Given problem:
Give a verbatim copy of the lines below, minus the pictures.

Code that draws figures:
— BEGIN —
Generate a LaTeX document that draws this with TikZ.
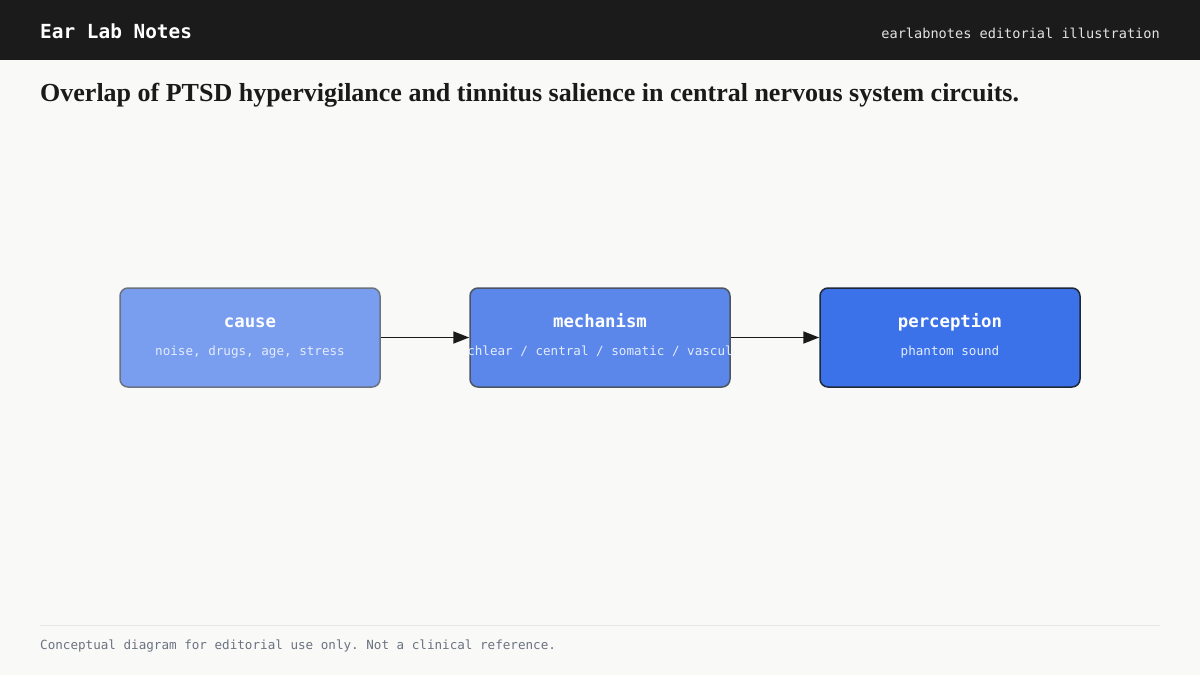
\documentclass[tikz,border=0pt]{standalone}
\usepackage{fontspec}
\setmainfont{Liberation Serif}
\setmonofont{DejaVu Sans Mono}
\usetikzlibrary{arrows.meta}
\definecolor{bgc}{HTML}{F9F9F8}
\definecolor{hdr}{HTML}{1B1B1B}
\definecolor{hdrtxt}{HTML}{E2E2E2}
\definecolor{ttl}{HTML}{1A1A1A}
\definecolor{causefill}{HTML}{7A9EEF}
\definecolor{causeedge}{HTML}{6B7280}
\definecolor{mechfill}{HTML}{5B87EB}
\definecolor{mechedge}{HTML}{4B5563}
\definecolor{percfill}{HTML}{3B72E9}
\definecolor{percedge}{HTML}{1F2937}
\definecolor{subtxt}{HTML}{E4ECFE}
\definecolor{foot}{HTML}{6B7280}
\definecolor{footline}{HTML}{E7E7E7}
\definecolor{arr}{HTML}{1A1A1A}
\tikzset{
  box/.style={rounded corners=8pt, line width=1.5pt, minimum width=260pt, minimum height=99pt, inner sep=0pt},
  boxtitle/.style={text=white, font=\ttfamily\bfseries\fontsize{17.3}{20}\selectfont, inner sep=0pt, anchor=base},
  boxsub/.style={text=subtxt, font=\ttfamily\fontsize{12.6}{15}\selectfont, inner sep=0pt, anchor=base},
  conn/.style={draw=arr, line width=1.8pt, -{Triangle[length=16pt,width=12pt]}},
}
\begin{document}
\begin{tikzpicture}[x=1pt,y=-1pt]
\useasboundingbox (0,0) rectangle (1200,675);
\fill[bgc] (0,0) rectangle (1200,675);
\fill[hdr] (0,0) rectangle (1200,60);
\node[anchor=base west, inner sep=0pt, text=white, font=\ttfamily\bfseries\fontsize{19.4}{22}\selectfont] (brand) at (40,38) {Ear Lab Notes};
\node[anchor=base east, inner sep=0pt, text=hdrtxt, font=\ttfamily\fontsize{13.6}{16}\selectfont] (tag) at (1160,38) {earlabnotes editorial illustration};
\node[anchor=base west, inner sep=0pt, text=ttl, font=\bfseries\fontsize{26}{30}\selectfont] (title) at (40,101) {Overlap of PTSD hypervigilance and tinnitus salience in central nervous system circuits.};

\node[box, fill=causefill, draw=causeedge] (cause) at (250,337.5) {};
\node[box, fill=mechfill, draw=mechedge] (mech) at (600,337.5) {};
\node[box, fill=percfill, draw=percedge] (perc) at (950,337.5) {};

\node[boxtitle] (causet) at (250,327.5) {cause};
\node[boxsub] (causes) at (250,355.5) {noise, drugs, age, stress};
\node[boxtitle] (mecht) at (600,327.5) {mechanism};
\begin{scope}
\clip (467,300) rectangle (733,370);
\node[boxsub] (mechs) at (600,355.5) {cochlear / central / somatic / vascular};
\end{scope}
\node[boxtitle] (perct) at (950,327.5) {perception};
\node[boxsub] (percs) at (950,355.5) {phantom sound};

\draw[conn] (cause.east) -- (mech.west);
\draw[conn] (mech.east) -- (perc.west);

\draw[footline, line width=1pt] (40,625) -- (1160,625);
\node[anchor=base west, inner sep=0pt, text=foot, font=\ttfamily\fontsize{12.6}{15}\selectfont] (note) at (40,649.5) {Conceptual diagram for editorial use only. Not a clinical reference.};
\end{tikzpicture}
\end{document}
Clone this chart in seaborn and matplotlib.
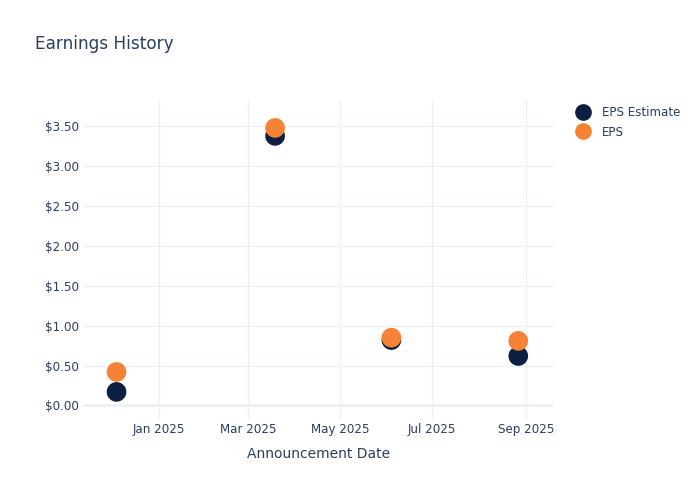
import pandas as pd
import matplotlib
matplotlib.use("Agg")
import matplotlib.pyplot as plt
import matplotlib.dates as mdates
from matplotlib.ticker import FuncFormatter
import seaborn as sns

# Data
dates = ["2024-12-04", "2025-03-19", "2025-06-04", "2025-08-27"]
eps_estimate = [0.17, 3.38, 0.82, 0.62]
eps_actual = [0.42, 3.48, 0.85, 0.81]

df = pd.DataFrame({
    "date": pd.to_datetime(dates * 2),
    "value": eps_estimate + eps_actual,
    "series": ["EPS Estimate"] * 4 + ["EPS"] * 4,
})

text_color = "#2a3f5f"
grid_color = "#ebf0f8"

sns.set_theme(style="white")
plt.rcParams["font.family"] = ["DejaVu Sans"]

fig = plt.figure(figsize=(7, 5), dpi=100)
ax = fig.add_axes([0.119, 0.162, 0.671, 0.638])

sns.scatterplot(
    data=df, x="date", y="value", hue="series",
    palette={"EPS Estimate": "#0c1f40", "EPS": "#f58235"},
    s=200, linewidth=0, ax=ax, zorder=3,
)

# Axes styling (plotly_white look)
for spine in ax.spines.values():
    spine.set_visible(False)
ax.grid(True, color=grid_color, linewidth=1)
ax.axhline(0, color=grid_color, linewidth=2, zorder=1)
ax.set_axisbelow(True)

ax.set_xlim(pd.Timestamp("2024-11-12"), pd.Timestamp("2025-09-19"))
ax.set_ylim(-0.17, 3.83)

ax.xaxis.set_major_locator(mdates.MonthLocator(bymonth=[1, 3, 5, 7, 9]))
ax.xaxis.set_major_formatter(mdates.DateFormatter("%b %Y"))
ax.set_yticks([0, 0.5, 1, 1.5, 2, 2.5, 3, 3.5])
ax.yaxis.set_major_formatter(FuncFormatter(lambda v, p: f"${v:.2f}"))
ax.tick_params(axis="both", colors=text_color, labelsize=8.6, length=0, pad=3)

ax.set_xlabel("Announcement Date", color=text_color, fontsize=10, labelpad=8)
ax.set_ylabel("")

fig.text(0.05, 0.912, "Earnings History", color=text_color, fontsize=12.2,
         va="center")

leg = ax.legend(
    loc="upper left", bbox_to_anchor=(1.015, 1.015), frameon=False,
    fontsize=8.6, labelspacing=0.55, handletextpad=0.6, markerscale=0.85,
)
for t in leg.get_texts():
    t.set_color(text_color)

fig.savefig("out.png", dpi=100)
— END —
Response below:
Generate a LaTeX document that draws this with TikZ.
\documentclass[tikz,border=0pt]{standalone}
\usepackage{fontspec}
\setmainfont{Liberation Serif}
\setmonofont{DejaVu Sans Mono}
\usetikzlibrary{arrows.meta}
\definecolor{bgc}{HTML}{F9F9F8}
\definecolor{hdr}{HTML}{1B1B1B}
\definecolor{hdrtxt}{HTML}{E2E2E2}
\definecolor{ttl}{HTML}{1A1A1A}
\definecolor{causefill}{HTML}{7A9EEF}
\definecolor{causeedge}{HTML}{6B7280}
\definecolor{mechfill}{HTML}{5B87EB}
\definecolor{mechedge}{HTML}{4B5563}
\definecolor{percfill}{HTML}{3B72E9}
\definecolor{percedge}{HTML}{1F2937}
\definecolor{subtxt}{HTML}{E4ECFE}
\definecolor{foot}{HTML}{6B7280}
\definecolor{footline}{HTML}{E7E7E7}
\definecolor{arr}{HTML}{1A1A1A}
\tikzset{
  box/.style={rounded corners=8pt, line width=1.5pt, minimum width=260pt, minimum height=99pt, inner sep=0pt},
  boxtitle/.style={text=white, font=\ttfamily\bfseries\fontsize{17.3}{20}\selectfont, inner sep=0pt, anchor=base},
  boxsub/.style={text=subtxt, font=\ttfamily\fontsize{12.6}{15}\selectfont, inner sep=0pt, anchor=base},
  conn/.style={draw=arr, line width=1.8pt, -{Triangle[length=16pt,width=12pt]}},
}
\begin{document}
\begin{tikzpicture}[x=1pt,y=-1pt]
\useasboundingbox (0,0) rectangle (1200,675);
\fill[bgc] (0,0) rectangle (1200,675);
\fill[hdr] (0,0) rectangle (1200,60);
\node[anchor=base west, inner sep=0pt, text=white, font=\ttfamily\bfseries\fontsize{19.4}{22}\selectfont] (brand) at (40,38) {Ear Lab Notes};
\node[anchor=base east, inner sep=0pt, text=hdrtxt, font=\ttfamily\fontsize{13.6}{16}\selectfont] (tag) at (1160,38) {earlabnotes editorial illustration};
\node[anchor=base west, inner sep=0pt, text=ttl, font=\bfseries\fontsize{26}{30}\selectfont] (title) at (40,101) {Overlap of PTSD hypervigilance and tinnitus salience in central nervous system circuits.};

\node[box, fill=causefill, draw=causeedge] (cause) at (250,337.5) {};
\node[box, fill=mechfill, draw=mechedge] (mech) at (600,337.5) {};
\node[box, fill=percfill, draw=percedge] (perc) at (950,337.5) {};

\node[boxtitle] (causet) at (250,327.5) {cause};
\node[boxsub] (causes) at (250,355.5) {noise, drugs, age, stress};
\node[boxtitle] (mecht) at (600,327.5) {mechanism};
\begin{scope}
\clip (467,300) rectangle (733,370);
\node[boxsub] (mechs) at (600,355.5) {cochlear / central / somatic / vascular};
\end{scope}
\node[boxtitle] (perct) at (950,327.5) {perception};
\node[boxsub] (percs) at (950,355.5) {phantom sound};

\draw[conn] (cause.east) -- (mech.west);
\draw[conn] (mech.east) -- (perc.west);

\draw[footline, line width=1pt] (40,625) -- (1160,625);
\node[anchor=base west, inner sep=0pt, text=foot, font=\ttfamily\fontsize{12.6}{15}\selectfont] (note) at (40,649.5) {Conceptual diagram for editorial use only. Not a clinical reference.};
\end{tikzpicture}
\end{document}
Clone this chart in seaborn and matplotlib.
import pandas as pd
import matplotlib
matplotlib.use("Agg")
import matplotlib.pyplot as plt
import matplotlib.dates as mdates
from matplotlib.ticker import FuncFormatter
import seaborn as sns

# Data
dates = ["2024-12-04", "2025-03-19", "2025-06-04", "2025-08-27"]
eps_estimate = [0.17, 3.38, 0.82, 0.62]
eps_actual = [0.42, 3.48, 0.85, 0.81]

df = pd.DataFrame({
    "date": pd.to_datetime(dates * 2),
    "value": eps_estimate + eps_actual,
    "series": ["EPS Estimate"] * 4 + ["EPS"] * 4,
})

text_color = "#2a3f5f"
grid_color = "#ebf0f8"

sns.set_theme(style="white")
plt.rcParams["font.family"] = ["DejaVu Sans"]

fig = plt.figure(figsize=(7, 5), dpi=100)
ax = fig.add_axes([0.119, 0.162, 0.671, 0.638])

sns.scatterplot(
    data=df, x="date", y="value", hue="series",
    palette={"EPS Estimate": "#0c1f40", "EPS": "#f58235"},
    s=200, linewidth=0, ax=ax, zorder=3,
)

# Axes styling (plotly_white look)
for spine in ax.spines.values():
    spine.set_visible(False)
ax.grid(True, color=grid_color, linewidth=1)
ax.axhline(0, color=grid_color, linewidth=2, zorder=1)
ax.set_axisbelow(True)

ax.set_xlim(pd.Timestamp("2024-11-12"), pd.Timestamp("2025-09-19"))
ax.set_ylim(-0.17, 3.83)

ax.xaxis.set_major_locator(mdates.MonthLocator(bymonth=[1, 3, 5, 7, 9]))
ax.xaxis.set_major_formatter(mdates.DateFormatter("%b %Y"))
ax.set_yticks([0, 0.5, 1, 1.5, 2, 2.5, 3, 3.5])
ax.yaxis.set_major_formatter(FuncFormatter(lambda v, p: f"${v:.2f}"))
ax.tick_params(axis="both", colors=text_color, labelsize=8.6, length=0, pad=3)

ax.set_xlabel("Announcement Date", color=text_color, fontsize=10, labelpad=8)
ax.set_ylabel("")

fig.text(0.05, 0.912, "Earnings History", color=text_color, fontsize=12.2,
         va="center")

leg = ax.legend(
    loc="upper left", bbox_to_anchor=(1.015, 1.015), frameon=False,
    fontsize=8.6, labelspacing=0.55, handletextpad=0.6, markerscale=0.85,
)
for t in leg.get_texts():
    t.set_color(text_color)

fig.savefig("out.png", dpi=100)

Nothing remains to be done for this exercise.